◆ **DATASET ROWS**
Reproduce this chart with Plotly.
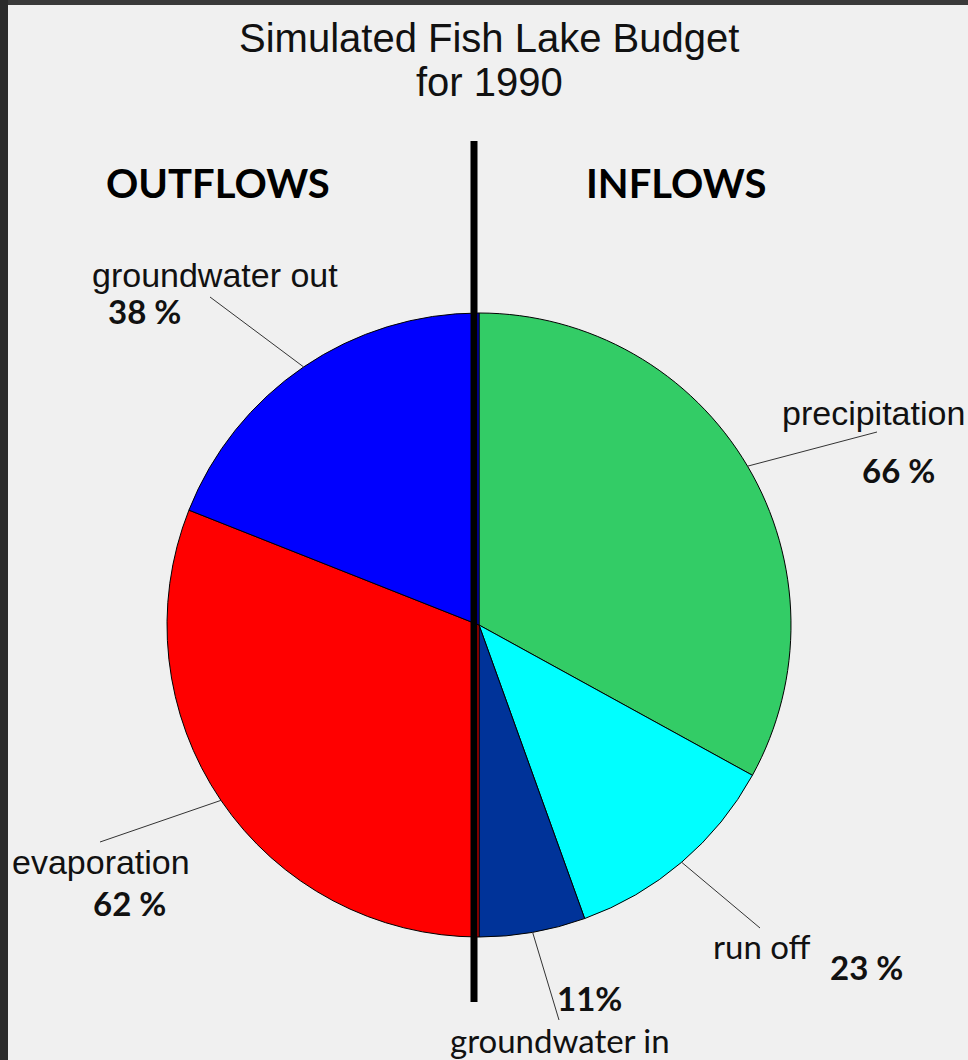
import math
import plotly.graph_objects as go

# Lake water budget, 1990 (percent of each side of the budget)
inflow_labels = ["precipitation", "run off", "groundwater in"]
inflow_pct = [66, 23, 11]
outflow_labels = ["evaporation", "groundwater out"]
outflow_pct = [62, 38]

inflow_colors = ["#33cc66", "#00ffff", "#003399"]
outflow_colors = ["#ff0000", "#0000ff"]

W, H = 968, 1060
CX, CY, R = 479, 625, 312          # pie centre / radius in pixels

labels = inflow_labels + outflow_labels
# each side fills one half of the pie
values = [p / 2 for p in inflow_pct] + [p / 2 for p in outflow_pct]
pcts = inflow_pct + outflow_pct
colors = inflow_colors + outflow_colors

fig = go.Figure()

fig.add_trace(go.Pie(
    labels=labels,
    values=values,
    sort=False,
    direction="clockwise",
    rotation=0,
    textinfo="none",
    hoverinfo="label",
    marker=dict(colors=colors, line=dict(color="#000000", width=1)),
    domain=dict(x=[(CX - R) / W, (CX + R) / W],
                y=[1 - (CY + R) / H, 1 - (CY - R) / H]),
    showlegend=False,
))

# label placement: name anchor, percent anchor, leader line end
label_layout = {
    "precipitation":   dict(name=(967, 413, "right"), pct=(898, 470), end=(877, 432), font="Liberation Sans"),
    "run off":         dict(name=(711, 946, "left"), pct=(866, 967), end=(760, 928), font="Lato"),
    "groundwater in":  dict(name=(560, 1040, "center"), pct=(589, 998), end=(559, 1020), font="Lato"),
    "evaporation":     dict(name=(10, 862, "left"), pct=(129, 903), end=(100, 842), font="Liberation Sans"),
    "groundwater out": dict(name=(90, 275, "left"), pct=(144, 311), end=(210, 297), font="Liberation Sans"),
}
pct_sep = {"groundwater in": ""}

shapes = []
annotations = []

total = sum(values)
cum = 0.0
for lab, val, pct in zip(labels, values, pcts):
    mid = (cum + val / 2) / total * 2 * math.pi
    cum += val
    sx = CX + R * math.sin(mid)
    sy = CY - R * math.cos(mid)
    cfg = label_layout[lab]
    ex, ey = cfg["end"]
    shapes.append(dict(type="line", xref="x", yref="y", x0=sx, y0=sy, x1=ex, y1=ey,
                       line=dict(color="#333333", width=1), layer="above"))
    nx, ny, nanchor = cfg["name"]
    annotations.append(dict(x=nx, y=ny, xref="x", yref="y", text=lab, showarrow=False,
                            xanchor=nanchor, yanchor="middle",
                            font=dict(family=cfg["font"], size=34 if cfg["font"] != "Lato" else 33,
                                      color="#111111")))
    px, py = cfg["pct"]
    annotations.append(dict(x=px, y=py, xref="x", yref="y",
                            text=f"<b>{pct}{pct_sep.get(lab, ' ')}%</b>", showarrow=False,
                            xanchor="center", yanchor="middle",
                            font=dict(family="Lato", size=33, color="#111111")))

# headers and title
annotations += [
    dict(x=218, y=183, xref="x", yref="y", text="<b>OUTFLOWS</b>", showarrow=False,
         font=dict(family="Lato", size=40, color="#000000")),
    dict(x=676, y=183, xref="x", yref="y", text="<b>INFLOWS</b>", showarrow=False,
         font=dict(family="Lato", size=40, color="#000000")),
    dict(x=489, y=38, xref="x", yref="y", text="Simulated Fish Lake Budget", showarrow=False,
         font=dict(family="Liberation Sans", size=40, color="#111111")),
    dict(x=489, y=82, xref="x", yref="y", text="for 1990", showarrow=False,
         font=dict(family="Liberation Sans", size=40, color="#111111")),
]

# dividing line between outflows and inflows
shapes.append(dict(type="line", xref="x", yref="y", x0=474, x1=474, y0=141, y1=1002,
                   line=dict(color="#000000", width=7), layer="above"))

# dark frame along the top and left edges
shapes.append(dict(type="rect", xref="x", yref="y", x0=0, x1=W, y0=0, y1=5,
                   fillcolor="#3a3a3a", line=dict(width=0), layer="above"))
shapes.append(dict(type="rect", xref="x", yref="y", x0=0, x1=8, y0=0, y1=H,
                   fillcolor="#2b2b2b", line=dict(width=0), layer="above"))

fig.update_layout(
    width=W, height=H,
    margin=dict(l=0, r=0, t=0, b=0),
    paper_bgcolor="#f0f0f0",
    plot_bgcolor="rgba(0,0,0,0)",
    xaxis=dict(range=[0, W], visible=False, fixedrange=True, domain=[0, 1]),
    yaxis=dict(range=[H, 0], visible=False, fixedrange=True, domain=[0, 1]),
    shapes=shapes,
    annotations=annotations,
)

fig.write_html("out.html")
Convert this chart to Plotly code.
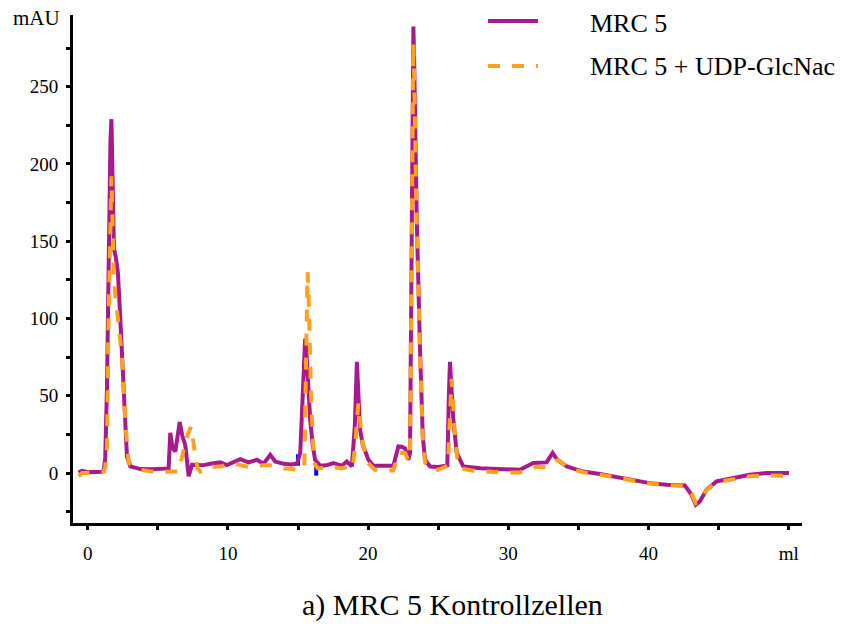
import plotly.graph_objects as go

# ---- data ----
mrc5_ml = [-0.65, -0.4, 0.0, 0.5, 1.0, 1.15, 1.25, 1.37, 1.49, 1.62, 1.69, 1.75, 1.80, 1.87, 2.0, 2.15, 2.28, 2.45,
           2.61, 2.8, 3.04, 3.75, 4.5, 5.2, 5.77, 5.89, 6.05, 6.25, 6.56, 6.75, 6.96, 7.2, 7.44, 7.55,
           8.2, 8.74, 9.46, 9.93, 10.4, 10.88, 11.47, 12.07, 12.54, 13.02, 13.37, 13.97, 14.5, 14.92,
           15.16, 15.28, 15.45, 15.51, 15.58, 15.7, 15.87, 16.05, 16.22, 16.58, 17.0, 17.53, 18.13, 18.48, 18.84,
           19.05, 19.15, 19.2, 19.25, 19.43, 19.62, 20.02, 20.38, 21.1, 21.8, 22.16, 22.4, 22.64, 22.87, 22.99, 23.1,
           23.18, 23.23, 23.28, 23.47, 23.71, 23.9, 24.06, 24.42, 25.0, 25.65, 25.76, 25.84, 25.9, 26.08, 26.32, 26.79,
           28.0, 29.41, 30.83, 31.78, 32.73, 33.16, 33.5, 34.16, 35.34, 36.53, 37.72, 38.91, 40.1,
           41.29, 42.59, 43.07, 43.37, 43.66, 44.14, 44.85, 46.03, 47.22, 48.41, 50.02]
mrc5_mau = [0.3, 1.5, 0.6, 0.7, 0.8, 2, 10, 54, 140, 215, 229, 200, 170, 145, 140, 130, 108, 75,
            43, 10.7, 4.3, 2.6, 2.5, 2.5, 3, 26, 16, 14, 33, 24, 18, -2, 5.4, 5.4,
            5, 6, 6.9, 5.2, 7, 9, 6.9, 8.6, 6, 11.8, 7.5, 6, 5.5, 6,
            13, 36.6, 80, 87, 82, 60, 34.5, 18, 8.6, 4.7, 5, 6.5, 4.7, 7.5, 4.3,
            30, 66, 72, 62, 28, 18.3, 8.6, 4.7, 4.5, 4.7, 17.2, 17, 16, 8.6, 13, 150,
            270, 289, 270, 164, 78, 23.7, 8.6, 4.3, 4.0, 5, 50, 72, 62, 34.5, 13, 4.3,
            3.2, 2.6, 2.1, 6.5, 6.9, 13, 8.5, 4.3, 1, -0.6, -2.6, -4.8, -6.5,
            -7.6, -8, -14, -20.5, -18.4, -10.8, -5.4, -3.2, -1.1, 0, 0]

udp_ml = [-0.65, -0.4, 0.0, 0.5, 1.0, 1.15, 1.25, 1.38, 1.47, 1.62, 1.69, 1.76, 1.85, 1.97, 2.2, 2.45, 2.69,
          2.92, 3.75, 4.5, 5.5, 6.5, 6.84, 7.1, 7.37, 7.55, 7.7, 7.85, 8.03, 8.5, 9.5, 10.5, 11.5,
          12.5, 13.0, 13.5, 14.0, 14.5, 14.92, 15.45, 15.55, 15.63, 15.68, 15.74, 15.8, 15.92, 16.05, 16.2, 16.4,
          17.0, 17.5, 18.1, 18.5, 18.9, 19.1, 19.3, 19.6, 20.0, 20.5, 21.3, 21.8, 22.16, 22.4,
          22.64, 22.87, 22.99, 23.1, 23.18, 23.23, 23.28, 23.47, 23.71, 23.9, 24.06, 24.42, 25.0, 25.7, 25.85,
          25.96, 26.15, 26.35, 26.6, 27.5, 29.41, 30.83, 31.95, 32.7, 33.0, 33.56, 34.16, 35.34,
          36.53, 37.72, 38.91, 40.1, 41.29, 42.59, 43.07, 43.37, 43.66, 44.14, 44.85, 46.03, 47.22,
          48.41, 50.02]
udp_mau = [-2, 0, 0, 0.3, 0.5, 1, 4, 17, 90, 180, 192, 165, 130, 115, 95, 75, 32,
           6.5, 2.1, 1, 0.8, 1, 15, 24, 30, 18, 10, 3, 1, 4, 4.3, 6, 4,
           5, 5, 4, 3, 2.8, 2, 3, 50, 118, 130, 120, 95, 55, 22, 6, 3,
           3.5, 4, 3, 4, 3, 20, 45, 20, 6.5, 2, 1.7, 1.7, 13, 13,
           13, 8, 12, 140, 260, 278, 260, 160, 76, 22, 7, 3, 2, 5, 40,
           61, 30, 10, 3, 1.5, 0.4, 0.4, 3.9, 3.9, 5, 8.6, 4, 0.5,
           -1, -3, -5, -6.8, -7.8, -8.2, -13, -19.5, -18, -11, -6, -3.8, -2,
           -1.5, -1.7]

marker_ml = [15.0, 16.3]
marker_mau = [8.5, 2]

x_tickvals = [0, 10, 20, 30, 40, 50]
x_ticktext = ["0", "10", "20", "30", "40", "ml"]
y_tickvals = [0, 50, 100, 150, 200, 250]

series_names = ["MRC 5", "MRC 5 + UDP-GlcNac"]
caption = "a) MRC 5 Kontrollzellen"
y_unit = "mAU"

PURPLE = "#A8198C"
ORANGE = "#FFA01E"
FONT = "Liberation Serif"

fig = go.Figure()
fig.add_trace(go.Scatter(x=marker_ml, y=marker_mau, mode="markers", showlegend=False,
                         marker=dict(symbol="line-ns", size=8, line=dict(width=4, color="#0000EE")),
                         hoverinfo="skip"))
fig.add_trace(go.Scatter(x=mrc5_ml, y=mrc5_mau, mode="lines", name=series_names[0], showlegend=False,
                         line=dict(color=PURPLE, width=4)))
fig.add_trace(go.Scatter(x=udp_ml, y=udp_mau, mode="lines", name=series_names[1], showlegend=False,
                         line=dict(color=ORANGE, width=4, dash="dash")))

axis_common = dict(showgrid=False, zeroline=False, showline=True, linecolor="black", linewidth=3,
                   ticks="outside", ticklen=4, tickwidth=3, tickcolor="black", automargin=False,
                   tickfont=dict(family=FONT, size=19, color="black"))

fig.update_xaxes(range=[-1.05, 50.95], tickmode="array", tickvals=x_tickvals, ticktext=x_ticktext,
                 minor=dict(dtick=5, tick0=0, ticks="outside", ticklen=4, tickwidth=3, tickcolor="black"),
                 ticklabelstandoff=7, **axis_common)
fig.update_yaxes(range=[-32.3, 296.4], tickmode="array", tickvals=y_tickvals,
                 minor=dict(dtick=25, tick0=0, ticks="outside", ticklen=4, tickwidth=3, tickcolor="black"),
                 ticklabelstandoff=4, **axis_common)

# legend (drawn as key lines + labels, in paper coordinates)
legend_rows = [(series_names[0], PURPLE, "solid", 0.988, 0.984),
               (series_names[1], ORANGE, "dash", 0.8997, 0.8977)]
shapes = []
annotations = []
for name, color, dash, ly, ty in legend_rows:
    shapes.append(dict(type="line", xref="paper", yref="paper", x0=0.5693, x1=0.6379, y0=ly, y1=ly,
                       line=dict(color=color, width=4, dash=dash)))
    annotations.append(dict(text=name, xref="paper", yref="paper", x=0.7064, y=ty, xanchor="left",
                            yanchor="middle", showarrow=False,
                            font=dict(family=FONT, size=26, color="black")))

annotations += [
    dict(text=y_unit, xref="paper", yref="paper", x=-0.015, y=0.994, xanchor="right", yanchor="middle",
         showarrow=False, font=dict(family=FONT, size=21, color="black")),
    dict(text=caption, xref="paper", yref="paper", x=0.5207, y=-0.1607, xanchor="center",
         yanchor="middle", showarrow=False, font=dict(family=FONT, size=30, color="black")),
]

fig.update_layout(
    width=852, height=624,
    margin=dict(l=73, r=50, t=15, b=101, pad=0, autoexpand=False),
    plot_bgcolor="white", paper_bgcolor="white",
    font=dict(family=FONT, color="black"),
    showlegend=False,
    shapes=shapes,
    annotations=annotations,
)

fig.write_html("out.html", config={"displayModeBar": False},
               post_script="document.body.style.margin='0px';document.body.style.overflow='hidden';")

◆ **WORK REQUIRED**
Beginning with the first line of the records above, extract each line exactly through the line that holds "outflow_pct = [62, 38]", both ends included. Omit pictures.

◆ **FULL RESPONSE**
Reproduce this chart with Plotly.
import math
import plotly.graph_objects as go

# Lake water budget, 1990 (percent of each side of the budget)
inflow_labels = ["precipitation", "run off", "groundwater in"]
inflow_pct = [66, 23, 11]
outflow_labels = ["evaporation", "groundwater out"]
outflow_pct = [62, 38]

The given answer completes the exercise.